In this article they give 4 cautions to cohabitation:

l. Consider not living together at all before marriage
They say that "cohabitation appears not to be helpful and may be harmful as a try-out for marriage. There is no evidence that if you decide to cohabit before marriage you will have a stronger marriage than those who don't live together, and some evidence to suggest that if you live together before marriage, you are more likely to break up after marriage. " I found this interesting.

2. Do not make a habit of cohabiting.
Be aware of the dangers of multiple living together experiences, both for your own sense of well-being and for your chances of establishing a strong lifelong partnership. Contrary to popular wisdom, you do not learn to have better relationships from multiple failed cohabiting relationships. In fact, multiple cohabiting is a strong predictor of the failure of future relationships.

3. Limit cohabitation to the shortest possible period of time. The longer you live together with a partner, the more likely it is that the low-commitment ethic of cohabitation will take hold, the opposite of what is required for a successful marriage.

4. Do not cohabit if children are involved. Children need and should have parents who are committed to staying together over the long term. Cohabiting parents break up at a much higher rate than married parents and the effects of breakup can be devastating and often long lasting. Moreover, children living in cohabiting unions are at higher risk of sexual abuse and physical violence, including lethal violence, than are children living with married parents.

These are just a few of the things this article mentions and goes further into, I suggest reading the whole article. It is very intriguing.

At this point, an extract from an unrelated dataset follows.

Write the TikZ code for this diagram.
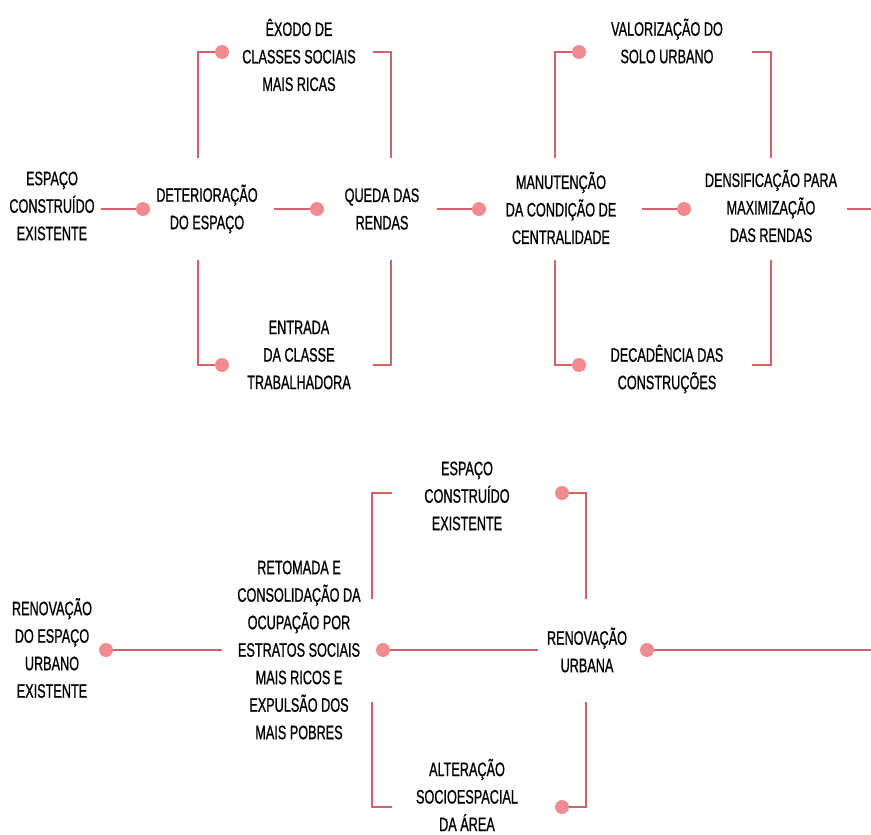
\documentclass[tikz,border=0pt]{standalone}
\usepackage{fontspec}
\setmainfont[FakeStretch=0.65, FakeBold=0.8]{Liberation Sans}
\usetikzlibrary{positioning, calc}
\definecolor{linkred}{RGB}{214,96,110}
\definecolor{dotpink}{RGB}{240,140,145}

\begin{document}
\begin{tikzpicture}[
        x=1pt, y=-1pt,
        every node/.style={font=\fontsize{19.5}{27.5}\selectfont},
        lbl/.style={align=center, inner sep=0pt},
        dot/.style={circle, fill=dotpink, inner sep=0pt, minimum size=14pt},
        link/.style={draw=linkred, line width=1.8pt},
    ]
    \useasboundingbox (0,0) rectangle (871,835);

    % ── Upper chain ──
    \node[lbl] (esp) at (52,206) {ESPAÇO\\CONSTRUÍDO\\EXISTENTE};
    \node[lbl] (det) at (207,209) {DETERIORAÇÃO\\DO ESPAÇO};
    \node[lbl] (que) at (382,209) {QUEDA DAS\\RENDAS};
    \node[lbl] (man) at (561,208) {MANUTENÇÃO\\DA CONDIÇÃO DE\\CENTRALIDADE};
    \node[lbl] (den) at (771,206) {DENSIFICAÇÃO PARA\\MAXIMIZAÇÃO\\DAS RENDAS};

    \node[lbl] (exo) at (299,55) {ÊXODO DE\\CLASSES SOCIAIS\\MAIS RICAS};
    \node[lbl] (ent) at (299,355) {ENTRADA\\DA CLASSE\\TRABALHADORA};
    \node[lbl] (val) at (667,41) {VALORIZAÇÃO DO\\SOLO URBANO};
    \node[lbl] (dec) at (667,369) {DECADÊNCIA DAS\\CONSTRUÇÕES};

    \node[dot] (a1) at (143,209) {};
    \node[dot] (a2) at (317,209) {};
    \node[dot] (a3) at (479,209) {};
    \node[dot] (a4) at (684,209) {};
    \node[dot] (b1) at (222,52) {};
    \node[dot] (b2) at (222,365) {};
    \node[dot] (b3) at (579,52) {};
    \node[dot] (b4) at (579,365) {};

    \coordinate (e1) at (101,209);
    \coordinate (e2) at (274,209);
    \coordinate (e3) at (437,209);
    \coordinate (e4) at (642,209);
    \coordinate (e5) at (847,209);
    \coordinate (out1) at (871,209);
    \coordinate (detup) at (198,158);
    \coordinate (detdn) at (198,260);
    \coordinate (queup) at (391,158);
    \coordinate (quedn) at (391,260);
    \coordinate (exoe) at (373,52);
    \coordinate (ente) at (373,365);
    \coordinate (manup) at (555,158);
    \coordinate (mandn) at (555,260);
    \coordinate (denup) at (771,158);
    \coordinate (dendn) at (771,260);
    \coordinate (vale) at (752,52);
    \coordinate (dece) at (752,365);

    \draw[link] (e1) -- (a1);
    \draw[link] (e2) -- (a2);
    \draw[link] (e3) -- (a3);
    \draw[link] (e4) -- (a4);
    \draw[link] (e5) -- (out1);

    \draw[link] (detup) |- (b1);
    \draw[link] (exoe) -| (queup);
    \draw[link] (detdn) |- (b2);
    \draw[link] (ente) -| (quedn);
    \draw[link] (manup) |- (b3);
    \draw[link] (vale) -| (denup);
    \draw[link] (mandn) |- (b4);
    \draw[link] (dece) -| (dendn);

    % ── Lower chain ──
    \node[lbl] (ren) at (52,648) {RENOVAÇÃO\\DO ESPAÇO\\URBANO\\EXISTENTE};
    \node[lbl] (ret) at (299,650) {RETOMADA E\\CONSOLIDAÇÃO DA\\OCUPAÇÃO POR\\ESTRATOS SOCIAIS\\MAIS RICOS E\\EXPULSÃO DOS\\MAIS POBRES};
    \node[lbl] (urb) at (587,650) {RENOVAÇÃO\\URBANA};
    \node[lbl] (esq) at (467,496) {ESPAÇO\\CONSTRUÍDO\\EXISTENTE};
    \node[lbl] (alt) at (467,795) {ALTERAÇÃO\\SOCIOESPACIAL\\DA ÁREA};

    \node[dot] (c1) at (106,650) {};
    \node[dot] (c2) at (383,650) {};
    \node[dot] (c3) at (647,650) {};
    \node[dot] (c4) at (562,493) {};
    \node[dot] (c5) at (562,807) {};

    \coordinate (f1) at (222,650);
    \coordinate (f2) at (538,650);
    \coordinate (out2) at (871,650);
    \coordinate (retup) at (372,599);
    \coordinate (retdn) at (372,702);
    \coordinate (esqw) at (392,493);
    \coordinate (altw) at (392,807);
    \coordinate (urbup) at (586,599);
    \coordinate (urbdn) at (586,702);

    \draw[link] (c1) -- (f1);
    \draw[link] (c2) -- (f2);
    \draw[link] (c3) -- (out2);
    \draw[link] (retup) |- (esqw);
    \draw[link] (retdn) |- (altw);
    \draw[link] (c4) -| (urbup);
    \draw[link] (c5) -| (urbdn);

\end{tikzpicture}
\end{document}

After looking and discussing these trends and the research behind all this it made me alarmed, frightened, and sad. It is sad that more and more trends are leading away from the ideal. The ideal of marrying, having children, and contributing to society. We need strong marriages, families and strong, educated, people with high standards who will contribute to society and make the world go round. We can not afford losing families.Our society, world and well-being depends on it!